Once known for its rapid growth and eye-catching car vending machines, Carvana (CVNA 4.86%) was previously a Wall Street darling. The stock returned over 2,300% from its IPO to an all-time high of $370 in August 2021. Now worth just $7.70 per share, it is down 98% from its peak. Let's explore three reasons why the downside looks far from over. 

Losses look unsustainable 

Like many stay-at-home-focused companies, Carvana performed well during the worst of the COVID-19 pandemic. The company enjoyed a surge of activity on its online car dealership platform -- sending revenue up 65% and 129% in 2020 and 2021, respectively. But the party is over. 

Futuristic car speeding through light.

Image source: Getty Images.

Carvana's third-quarter revenue fell 3% year over year to $3.4 billion amid an 8% drop in cars sold (to 102,570). For a mature company, a slight decline in quarterly sales wouldn't necessarily be a big deal. But, for a "growth" company like Carvana, the slowdown could spell disaster because its business model hasn't achieved the scale it needs for consistent profitability. The company's net loss spiraled from $68 million to $508 million in the period, a jump of almost 650%.

With just $316 million in cash compared to $6.6 billion in long-term debt, there is no easy way out of this situation. 

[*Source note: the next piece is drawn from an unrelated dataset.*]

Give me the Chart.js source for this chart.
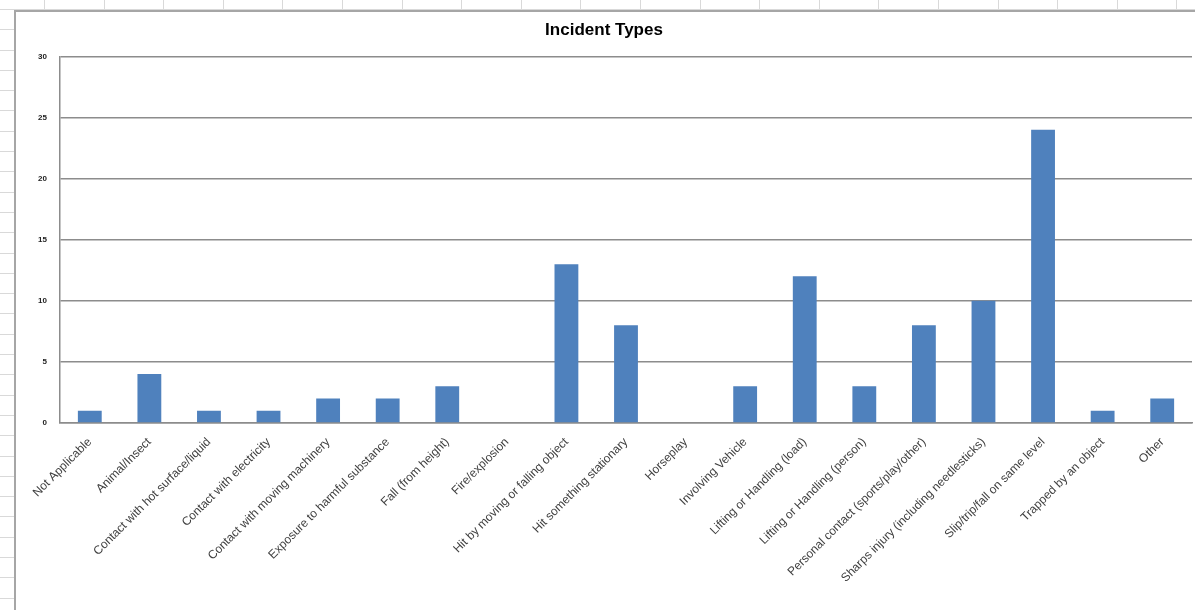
<!DOCTYPE html>
<html>
<head>
<meta charset="utf-8">
<script src="https://cdn.jsdelivr.net/npm/chart.js@4.4.0/dist/chart.umd.min.js"></script>
<style>
  html, body { margin: 0; padding: 0; }
  body {
    width: 1195px; height: 610px; overflow: hidden; position: relative;
    background-color: #fff;
    background-image:
      repeating-linear-gradient(to right, transparent 0, transparent 44px, #d9d9d9 44px, #d9d9d9 45px, transparent 45px, transparent 59.6px),
      repeating-linear-gradient(to bottom, transparent 0, transparent 9px, #d9d9d9 9px, #d9d9d9 10px, transparent 10px, transparent 20.3px);
  }
  #box {
    position: absolute; left: 14px; top: 10px; width: 1181px; height: 600px;
    background: #fff; border-left: 2px solid #a6a6a6; border-top: 2px solid #a6a6a6;
  }
  #wrap { position: absolute; left: 0; top: 0; width: 1179px; height: 598px; }
</style>
</head>
<body>
<div id="box"><div id="wrap"><canvas id="incidentChart"></canvas></div></div>
<script>
const categories = [
  "Not Applicable", "Animal/Insect", "Contact with hot surface/liquid", "Contact with electricity",
  "Contact with moving machinery", "Exposure to harmful substance", "Fall (from height)",
  "Fire/explosion", "Hit by moving or falling object", "Hit something stationary", "Horseplay",
  "Involving Vehicle", "Lifting or Handling (load)", "Lifting or Handling (person)",
  "Personal contact (sports/play/other)", "Sharps injury (including needlesticks)",
  "Slip/trip/fall on same level", "Trapped by an object", "Other"
];
const counts = [1, 4, 1, 1, 2, 2, 3, 0, 13, 8, 0, 3, 12, 3, 8, 10, 24, 1, 2];
const yTicks = [0, 5, 10, 15, 20, 25, 30];

const ctx = document.getElementById("incidentChart").getContext("2d");

new Chart(ctx, {
  type: "bar",
  data: {
    labels: categories,
    datasets: [{
      data: counts,
      backgroundColor: "#4F81BD",
      borderWidth: 0,
      barPercentage: 0.4,
      categoryPercentage: 1.0
    }]
  },
  options: {
    responsive: true,
    maintainAspectRatio: false,
    animation: false,
    layout: { padding: { left: 0, right: 3, top: 0, bottom: 0 } },
    scales: {
      x: {
        grid: { display: false, drawTicks: false },
        border: { color: "#8c8c8c", width: 1.5 },
        ticks: {
          autoSkip: false, maxRotation: 45, minRotation: 45, padding: 12,
          color: "#404040", font: { family: "Liberation Sans", size: 12 }
        },
        afterFit: (s) => { s.height = 187; }
      },
      y: {
        min: 0, max: 30,
        afterBuildTicks: (s) => { s.ticks = yTicks.map(v => ({ value: v })); },
        grid: { color: "#8c8c8c", lineWidth: 1.5, drawTicks: false },
        border: { color: "#8c8c8c", width: 1.5 },
        ticks: {
          padding: 13, color: "#222",
          font: { family: "Liberation Sans", size: 8, weight: "bold" }
        },
        afterFit: (s) => { s.width = 44; }
      }
    },
    plugins: {
      legend: { display: false },
      tooltip: { enabled: false },
      title: {
        display: true, text: "Incident Types", color: "#000",
        font: { family: "Liberation Sans", size: 17, weight: "bold" },
        padding: { top: 8, bottom: 16 }
      }
    }
  }
});
</script>
</body>
</html>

Management could kick the can down the road by raising additional debt to refinance its existing loans. But this move could increase bankruptcy risk and further crush profit margins through interest expense (which already totals $153 million per quarter). The company may also turn to equity dilution, which involves selling more of its own stock. But this can hurt shareholders by reducing their voting rights in the company and their claim on future earnings and cash flow. 

Macroeconomic conditions are worsening

Right now Carvana's biggest problem is the worsening macroeconomic environment, which includes high inflation and rising interest rates. On the operational side, this is leading to a sharp decline in used car prices, which are down 15% from their January peak. Higher rates make financing a car more expensive while inflation erodes consumer purchasing power.

The rising rate environment also increases the interest expense on Carvana's current debt while making it more expensive for the company to take on new loans in the future. 

The good news is that these headwinds shouldn't be expected to last forever. If everything goes as planned, the Fed will eventually bring inflation under control and regain the flexibility to lower interest rates as needed. That said, it is unclear if Carvana can last that long. Analysts at Morgan Stanley give it a price target of $0.10 per share in the worst-case scenario, and 40% of its shares outstanding are currently being shorted, highlighting significant market pessimism about the company's future. 

Cheap for a reason 

With a price-to-sales (P/S) ratio of just 0.05, Carvana stock is incredibly cheap compared to the S&P 500 average of 2.4. That means investors who believe the company can stave off bankruptcy long enough for macroeconomic conditions to improve could make a healthy return by betting on the company. That said, buying Carvana is risky. With spiraling debt and losses, the stock has a real possibility of going to zero.